* GIVEN TASK: Reproduce all of the data below without alteration; exclude every picture.
____________________
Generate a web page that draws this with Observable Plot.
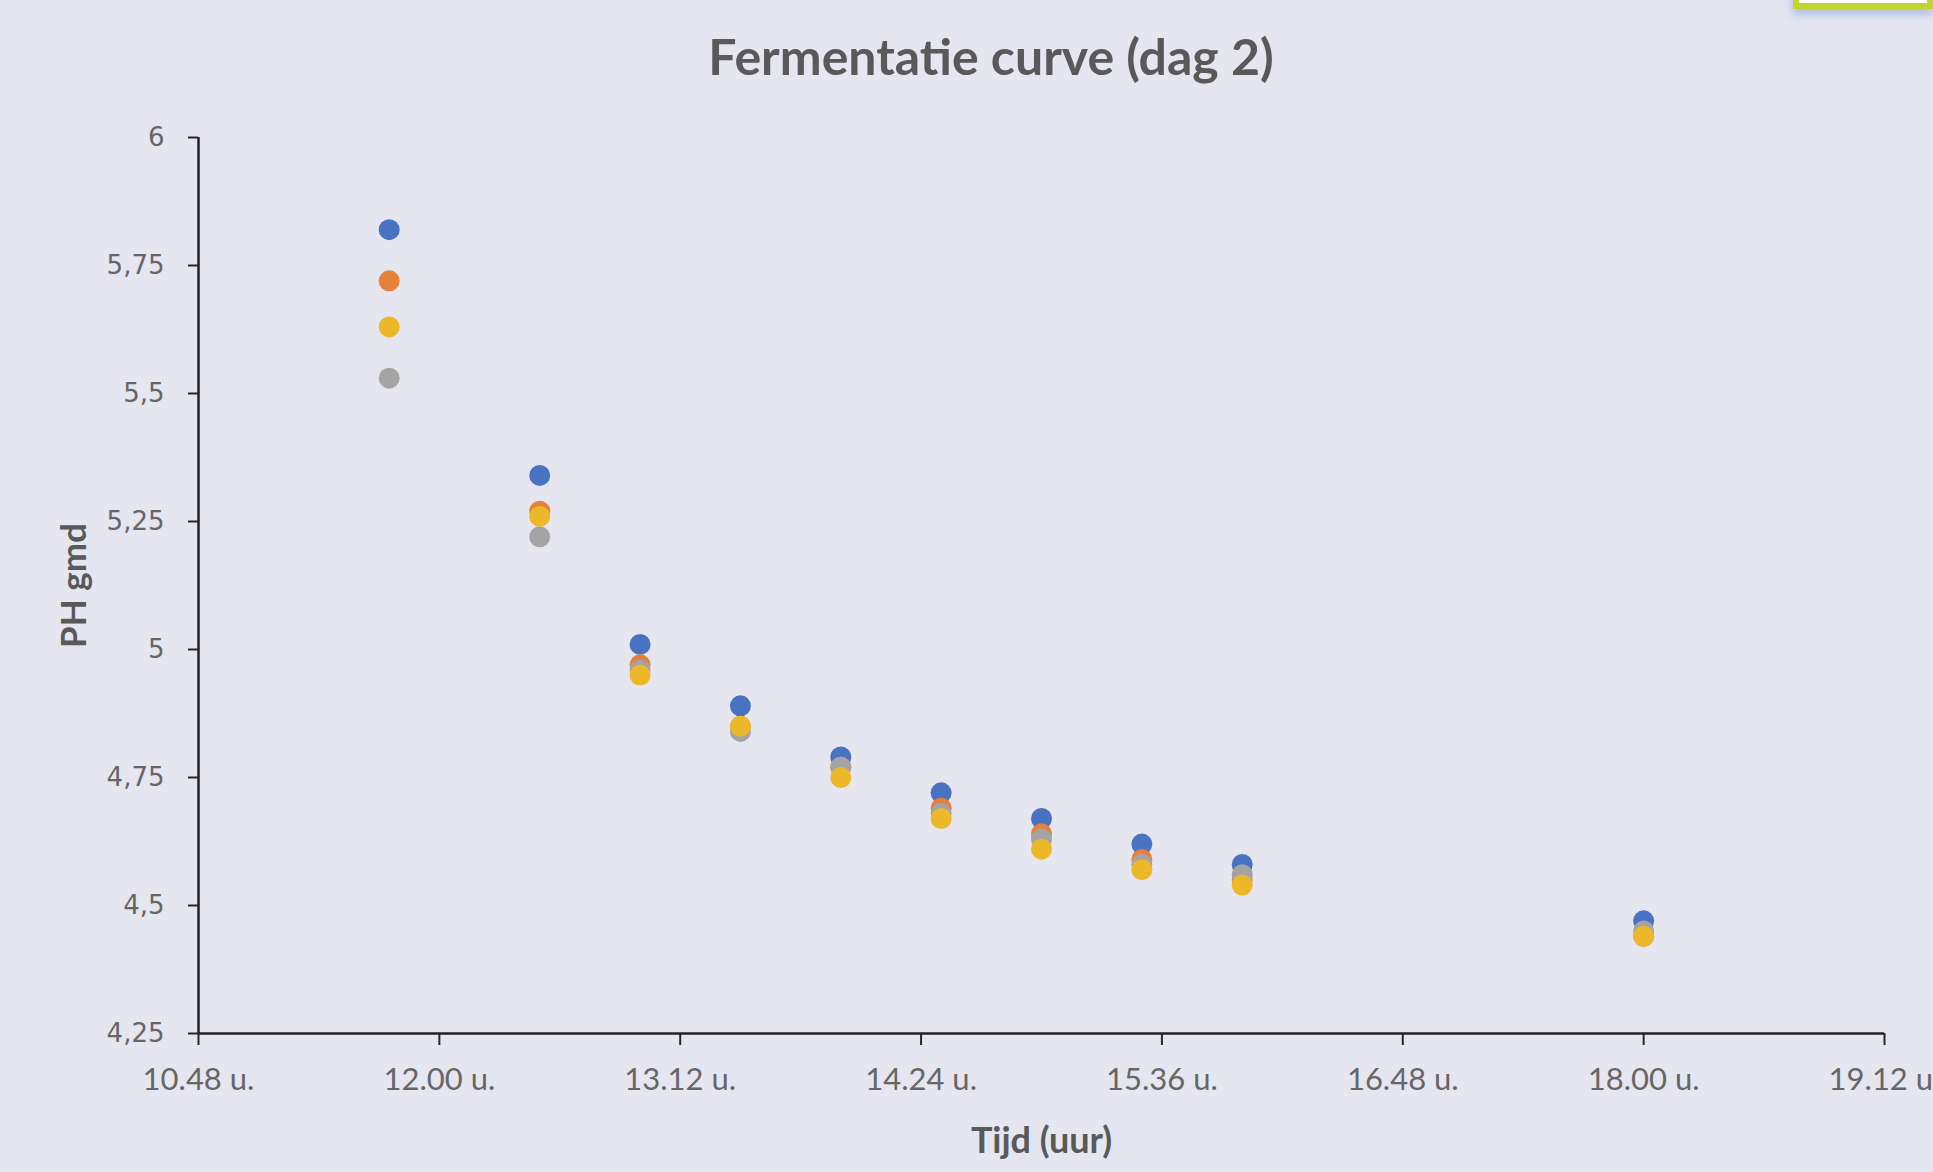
<!DOCTYPE html>
<html>
<head>
<meta charset="utf-8">
<script src="https://cdn.jsdelivr.net/npm/d3@7"></script>
<script src="https://cdn.jsdelivr.net/npm/@observablehq/plot@0.6"></script>
<style>
  html, body { margin: 0; padding: 0; }
  body { width: 1933px; height: 1172px; overflow: hidden; background: #E5E6F0; position: relative; font-family: Lato, sans-serif; }
  #title { position: absolute; left: 0; width: 1982px; top: 31px; text-align: center; font: bold 50px/50px Lato, sans-serif; color: #595959; }
  #chart { position: absolute; left: 0; top: 100px; }
  #corner { position: absolute; left: 1793px; top: -20px; width: 140px; height: 29px; box-sizing: border-box; border: 6px solid #C2D52A; background: #fff; box-shadow: 0 5px 9px rgba(120,150,215,0.55); }
  .yax text { font-family: "DejaVu Sans", sans-serif; }
</style>
</head>
<body>
<div id="corner"></div>
<div id="title">Fermentatie curve (dag 2)</div>
<div id="chart"></div>
<script>
// ---- data ----
const times   = ["11:45","12:30","13:00","13:30","14:00","14:30","15:00","15:30","16:00","18:00"];
const series  = ["Reeks1","Reeks2","Reeks3","Reeks4"];
const colors  = ["#4A72C3","#E7803A","#A4A4A4","#ECB82A"];
const reeks1  = [5.82, 5.34, 5.01, 4.89, 4.79, 4.72, 4.67, 4.62, 4.58, 4.47];
const reeks2  = [5.72, 5.27, 4.97, 4.85, 4.77, 4.69, 4.64, 4.59, 4.55, 4.44];
const reeks3  = [5.53, 5.22, 4.96, 4.84, 4.77, 4.68, 4.63, 4.58, 4.56, 4.45];
const reeks4  = [5.63, 5.26, 4.95, 4.85, 4.75, 4.67, 4.61, 4.57, 4.54, 4.44];
const xTicks  = ["10:48","12:00","13:12","14:24","15:36","16:48","18:00","19:12"];
const yTicks  = [4.25, 4.5, 4.75, 5, 5.25, 5.5, 5.75, 6];
const xTitle  = "Tijd (uur)";
const yTitle  = "PH gmd";

const parse = d3.utcParse("%H:%M");
const fmtX = d3.utcFormat("%H.%M u.");
const fmtY = d => String(d).replace(".", ",");

const values = [reeks1, reeks2, reeks3, reeks4];
const data = [];
series.forEach((s, i) => times.forEach((t, j) => data.push({series: s, time: parse(t), ph: values[i][j]})));

const xDomain = [parse(xTicks[0]), parse(xTicks[xTicks.length - 1])];

const plot = Plot.plot({
  width: 1933,
  height: 1072,
  marginTop: 37,
  marginBottom: 139,
  marginLeft: 198,
  marginRight: 49,
  style: {background: "transparent", overflow: "visible", fontFamily: "Lato"},
  x: {type: "utc", domain: xDomain},
  y: {domain: [4.25, 6]},
  color: {domain: series, range: colors},
  marks: [
    Plot.axisX({ticks: xTicks.map(parse), tickFormat: fmtX, tickSize: 12, tickPadding: 22,
      stroke: "#262626", strokeWidth: 2, fill: "#666666", fontSize: 31, fontFamily: "Lato", label: null}),
    Plot.axisY({ticks: yTicks, tickFormat: fmtY, tickSize: 10, tickPadding: 24, className: "yax",
      stroke: "#262626", strokeWidth: 2, fill: "#666666", fontSize: 26, fontFamily: "DejaVu Sans", label: null}),
    Plot.ruleY([4.25], {stroke: "#222", strokeWidth: 2.5}),
    Plot.ruleX([xDomain[0]], {stroke: "#222", strokeWidth: 2.5}),
    Plot.dot(data, {x: "time", y: "ph", fill: "series", r: 10.5}),
    Plot.text([xTitle], {frameAnchor: "bottom", dy: 119, fontSize: 36, fontWeight: "bold", fontFamily: "Lato", fill: "#595959"}),
    Plot.text([yTitle], {frameAnchor: "left", dx: -124, rotate: -90, textAnchor: "middle", fontSize: 35, fontWeight: "bold", fontFamily: "Lato", fill: "#595959"})
  ]
});
document.getElementById("chart").appendChild(plot);
</script>
</body>
</html>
____________________
* CORRECT RESPONSE:
Generate a web page that draws this with Observable Plot.
<!DOCTYPE html>
<html>
<head>
<meta charset="utf-8">
<script src="https://cdn.jsdelivr.net/npm/d3@7"></script>
<script src="https://cdn.jsdelivr.net/npm/@observablehq/plot@0.6"></script>
<style>
  html, body { margin: 0; padding: 0; }
  body { width: 1933px; height: 1172px; overflow: hidden; background: #E5E6F0; position: relative; font-family: Lato, sans-serif; }
  #title { position: absolute; left: 0; width: 1982px; top: 31px; text-align: center; font: bold 50px/50px Lato, sans-serif; color: #595959; }
  #chart { position: absolute; left: 0; top: 100px; }
  #corner { position: absolute; left: 1793px; top: -20px; width: 140px; height: 29px; box-sizing: border-box; border: 6px solid #C2D52A; background: #fff; box-shadow: 0 5px 9px rgba(120,150,215,0.55); }
  .yax text { font-family: "DejaVu Sans", sans-serif; }
</style>
</head>
<body>
<div id="corner"></div>
<div id="title">Fermentatie curve (dag 2)</div>
<div id="chart"></div>
<script>
// ---- data ----
const times   = ["11:45","12:30","13:00","13:30","14:00","14:30","15:00","15:30","16:00","18:00"];
const series  = ["Reeks1","Reeks2","Reeks3","Reeks4"];
const colors  = ["#4A72C3","#E7803A","#A4A4A4","#ECB82A"];
const reeks1  = [5.82, 5.34, 5.01, 4.89, 4.79, 4.72, 4.67, 4.62, 4.58, 4.47];
const reeks2  = [5.72, 5.27, 4.97, 4.85, 4.77, 4.69, 4.64, 4.59, 4.55, 4.44];
const reeks3  = [5.53, 5.22, 4.96, 4.84, 4.77, 4.68, 4.63, 4.58, 4.56, 4.45];
const reeks4  = [5.63, 5.26, 4.95, 4.85, 4.75, 4.67, 4.61, 4.57, 4.54, 4.44];
const xTicks  = ["10:48","12:00","13:12","14:24","15:36","16:48","18:00","19:12"];
const yTicks  = [4.25, 4.5, 4.75, 5, 5.25, 5.5, 5.75, 6];
const xTitle  = "Tijd (uur)";
const yTitle  = "PH gmd";

const parse = d3.utcParse("%H:%M");
const fmtX = d3.utcFormat("%H.%M u.");
const fmtY = d => String(d).replace(".", ",");

const values = [reeks1, reeks2, reeks3, reeks4];
const data = [];
series.forEach((s, i) => times.forEach((t, j) => data.push({series: s, time: parse(t), ph: values[i][j]})));

const xDomain = [parse(xTicks[0]), parse(xTicks[xTicks.length - 1])];

const plot = Plot.plot({
  width: 1933,
  height: 1072,
  marginTop: 37,
  marginBottom: 139,
  marginLeft: 198,
  marginRight: 49,
  style: {background: "transparent", overflow: "visible", fontFamily: "Lato"},
  x: {type: "utc", domain: xDomain},
  y: {domain: [4.25, 6]},
  color: {domain: series, range: colors},
  marks: [
    Plot.axisX({ticks: xTicks.map(parse), tickFormat: fmtX, tickSize: 12, tickPadding: 22,
      stroke: "#262626", strokeWidth: 2, fill: "#666666", fontSize: 31, fontFamily: "Lato", label: null}),
    Plot.axisY({ticks: yTicks, tickFormat: fmtY, tickSize: 10, tickPadding: 24, className: "yax",
      stroke: "#262626", strokeWidth: 2, fill: "#666666", fontSize: 26, fontFamily: "DejaVu Sans", label: null}),
    Plot.ruleY([4.25], {stroke: "#222", strokeWidth: 2.5}),
    Plot.ruleX([xDomain[0]], {stroke: "#222", strokeWidth: 2.5}),
    Plot.dot(data, {x: "time", y: "ph", fill: "series", r: 10.5}),
    Plot.text([xTitle], {frameAnchor: "bottom", dy: 119, fontSize: 36, fontWeight: "bold", fontFamily: "Lato", fill: "#595959"}),
    Plot.text([yTitle], {frameAnchor: "left", dx: -124, rotate: -90, textAnchor: "middle", fontSize: 35, fontWeight: "bold", fontFamily: "Lato", fill: "#595959"})
  ]
});
document.getElementById("chart").appendChild(plot);
</script>
</body>
</html>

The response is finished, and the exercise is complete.